Information provided:

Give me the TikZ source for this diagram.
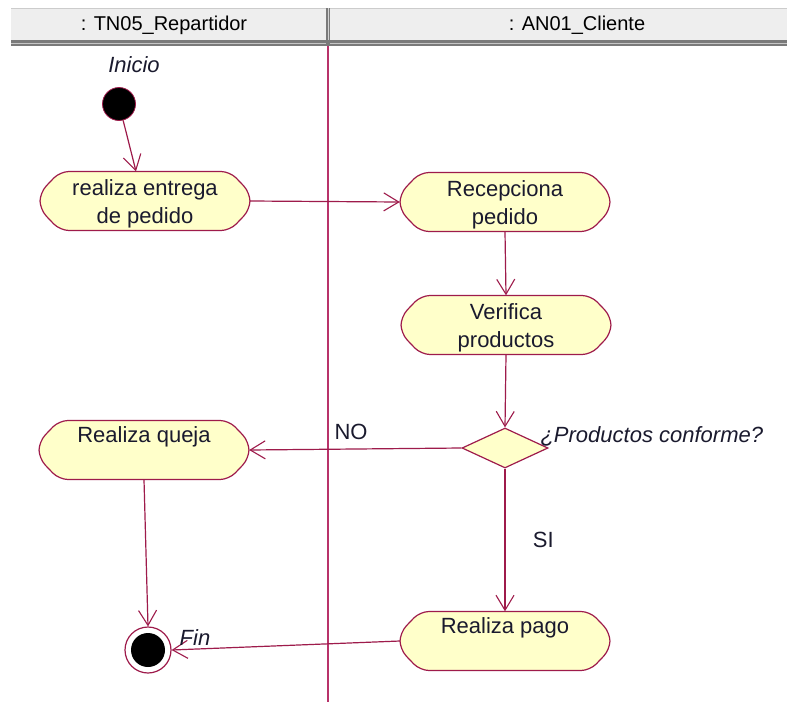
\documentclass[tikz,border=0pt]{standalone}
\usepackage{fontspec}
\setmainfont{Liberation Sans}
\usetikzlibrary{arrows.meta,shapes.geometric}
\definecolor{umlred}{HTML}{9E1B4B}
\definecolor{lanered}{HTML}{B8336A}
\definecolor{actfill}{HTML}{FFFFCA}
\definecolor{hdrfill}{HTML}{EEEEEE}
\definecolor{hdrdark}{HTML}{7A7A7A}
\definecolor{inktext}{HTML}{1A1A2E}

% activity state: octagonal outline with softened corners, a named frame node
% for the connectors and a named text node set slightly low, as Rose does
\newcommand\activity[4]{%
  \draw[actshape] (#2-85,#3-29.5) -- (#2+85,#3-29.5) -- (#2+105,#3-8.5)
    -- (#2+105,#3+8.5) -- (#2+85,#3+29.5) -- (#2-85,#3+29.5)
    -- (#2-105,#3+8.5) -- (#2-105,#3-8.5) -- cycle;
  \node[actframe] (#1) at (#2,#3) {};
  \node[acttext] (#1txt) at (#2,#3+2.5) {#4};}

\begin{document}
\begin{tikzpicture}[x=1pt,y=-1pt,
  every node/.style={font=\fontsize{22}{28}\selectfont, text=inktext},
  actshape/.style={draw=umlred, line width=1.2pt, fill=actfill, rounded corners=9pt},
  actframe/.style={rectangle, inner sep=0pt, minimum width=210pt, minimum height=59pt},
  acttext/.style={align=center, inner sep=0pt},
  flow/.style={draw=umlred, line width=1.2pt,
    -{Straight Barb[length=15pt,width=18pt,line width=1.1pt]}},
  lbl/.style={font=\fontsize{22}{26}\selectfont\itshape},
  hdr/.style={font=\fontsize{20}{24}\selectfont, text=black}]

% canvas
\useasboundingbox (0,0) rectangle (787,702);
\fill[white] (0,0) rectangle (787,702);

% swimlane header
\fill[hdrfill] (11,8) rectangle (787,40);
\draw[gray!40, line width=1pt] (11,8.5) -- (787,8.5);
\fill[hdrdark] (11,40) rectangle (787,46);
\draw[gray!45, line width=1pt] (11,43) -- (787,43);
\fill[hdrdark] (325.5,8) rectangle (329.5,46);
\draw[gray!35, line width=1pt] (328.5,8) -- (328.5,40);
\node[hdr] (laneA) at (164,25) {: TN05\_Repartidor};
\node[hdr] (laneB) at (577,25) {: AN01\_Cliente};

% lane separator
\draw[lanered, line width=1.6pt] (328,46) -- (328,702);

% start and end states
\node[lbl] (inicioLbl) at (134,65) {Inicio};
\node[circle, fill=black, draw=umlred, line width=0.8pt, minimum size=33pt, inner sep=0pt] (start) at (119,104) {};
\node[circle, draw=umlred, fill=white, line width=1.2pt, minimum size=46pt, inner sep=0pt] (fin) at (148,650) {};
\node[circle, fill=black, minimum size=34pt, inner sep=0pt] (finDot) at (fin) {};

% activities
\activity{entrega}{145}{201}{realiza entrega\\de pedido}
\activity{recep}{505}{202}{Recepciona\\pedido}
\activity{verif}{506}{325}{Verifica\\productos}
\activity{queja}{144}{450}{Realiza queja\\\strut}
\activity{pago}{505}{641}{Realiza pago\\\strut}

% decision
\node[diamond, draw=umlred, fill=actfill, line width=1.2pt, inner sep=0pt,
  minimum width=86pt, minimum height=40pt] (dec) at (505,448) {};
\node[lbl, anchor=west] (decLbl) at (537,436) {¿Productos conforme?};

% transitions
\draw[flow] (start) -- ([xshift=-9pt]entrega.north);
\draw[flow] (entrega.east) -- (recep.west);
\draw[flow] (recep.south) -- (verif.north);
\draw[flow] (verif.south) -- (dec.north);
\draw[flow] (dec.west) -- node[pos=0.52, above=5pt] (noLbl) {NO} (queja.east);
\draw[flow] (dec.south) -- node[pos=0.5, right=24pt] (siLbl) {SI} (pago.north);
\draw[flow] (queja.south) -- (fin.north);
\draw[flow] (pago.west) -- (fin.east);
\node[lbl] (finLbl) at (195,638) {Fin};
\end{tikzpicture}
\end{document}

Work to do:
Print out the lines exactly, skipping any picture.

Solution:
Give me the TikZ source for this diagram.
\documentclass[tikz,border=0pt]{standalone}
\usepackage{fontspec}
\setmainfont{Liberation Sans}
\usetikzlibrary{arrows.meta,shapes.geometric}
\definecolor{umlred}{HTML}{9E1B4B}
\definecolor{lanered}{HTML}{B8336A}
\definecolor{actfill}{HTML}{FFFFCA}
\definecolor{hdrfill}{HTML}{EEEEEE}
\definecolor{hdrdark}{HTML}{7A7A7A}
\definecolor{inktext}{HTML}{1A1A2E}

% activity state: octagonal outline with softened corners, a named frame node
% for the connectors and a named text node set slightly low, as Rose does
\newcommand\activity[4]{%
  \draw[actshape] (#2-85,#3-29.5) -- (#2+85,#3-29.5) -- (#2+105,#3-8.5)
    -- (#2+105,#3+8.5) -- (#2+85,#3+29.5) -- (#2-85,#3+29.5)
    -- (#2-105,#3+8.5) -- (#2-105,#3-8.5) -- cycle;
  \node[actframe] (#1) at (#2,#3) {};
  \node[acttext] (#1txt) at (#2,#3+2.5) {#4};}

\begin{document}
\begin{tikzpicture}[x=1pt,y=-1pt,
  every node/.style={font=\fontsize{22}{28}\selectfont, text=inktext},
  actshape/.style={draw=umlred, line width=1.2pt, fill=actfill, rounded corners=9pt},
  actframe/.style={rectangle, inner sep=0pt, minimum width=210pt, minimum height=59pt},
  acttext/.style={align=center, inner sep=0pt},
  flow/.style={draw=umlred, line width=1.2pt,
    -{Straight Barb[length=15pt,width=18pt,line width=1.1pt]}},
  lbl/.style={font=\fontsize{22}{26}\selectfont\itshape},
  hdr/.style={font=\fontsize{20}{24}\selectfont, text=black}]

% canvas
\useasboundingbox (0,0) rectangle (787,702);
\fill[white] (0,0) rectangle (787,702);

% swimlane header
\fill[hdrfill] (11,8) rectangle (787,40);
\draw[gray!40, line width=1pt] (11,8.5) -- (787,8.5);
\fill[hdrdark] (11,40) rectangle (787,46);
\draw[gray!45, line width=1pt] (11,43) -- (787,43);
\fill[hdrdark] (325.5,8) rectangle (329.5,46);
\draw[gray!35, line width=1pt] (328.5,8) -- (328.5,40);
\node[hdr] (laneA) at (164,25) {: TN05\_Repartidor};
\node[hdr] (laneB) at (577,25) {: AN01\_Cliente};

% lane separator
\draw[lanered, line width=1.6pt] (328,46) -- (328,702);

% start and end states
\node[lbl] (inicioLbl) at (134,65) {Inicio};
\node[circle, fill=black, draw=umlred, line width=0.8pt, minimum size=33pt, inner sep=0pt] (start) at (119,104) {};
\node[circle, draw=umlred, fill=white, line width=1.2pt, minimum size=46pt, inner sep=0pt] (fin) at (148,650) {};
\node[circle, fill=black, minimum size=34pt, inner sep=0pt] (finDot) at (fin) {};

% activities
\activity{entrega}{145}{201}{realiza entrega\\de pedido}
\activity{recep}{505}{202}{Recepciona\\pedido}
\activity{verif}{506}{325}{Verifica\\productos}
\activity{queja}{144}{450}{Realiza queja\\\strut}
\activity{pago}{505}{641}{Realiza pago\\\strut}

% decision
\node[diamond, draw=umlred, fill=actfill, line width=1.2pt, inner sep=0pt,
  minimum width=86pt, minimum height=40pt] (dec) at (505,448) {};
\node[lbl, anchor=west] (decLbl) at (537,436) {¿Productos conforme?};

% transitions
\draw[flow] (start) -- ([xshift=-9pt]entrega.north);
\draw[flow] (entrega.east) -- (recep.west);
\draw[flow] (recep.south) -- (verif.north);
\draw[flow] (verif.south) -- (dec.north);
\draw[flow] (dec.west) -- node[pos=0.52, above=5pt] (noLbl) {NO} (queja.east);
\draw[flow] (dec.south) -- node[pos=0.5, right=24pt] (siLbl) {SI} (pago.north);
\draw[flow] (queja.south) -- (fin.north);
\draw[flow] (pago.west) -- (fin.east);
\node[lbl] (finLbl) at (195,638) {Fin};
\end{tikzpicture}
\end{document}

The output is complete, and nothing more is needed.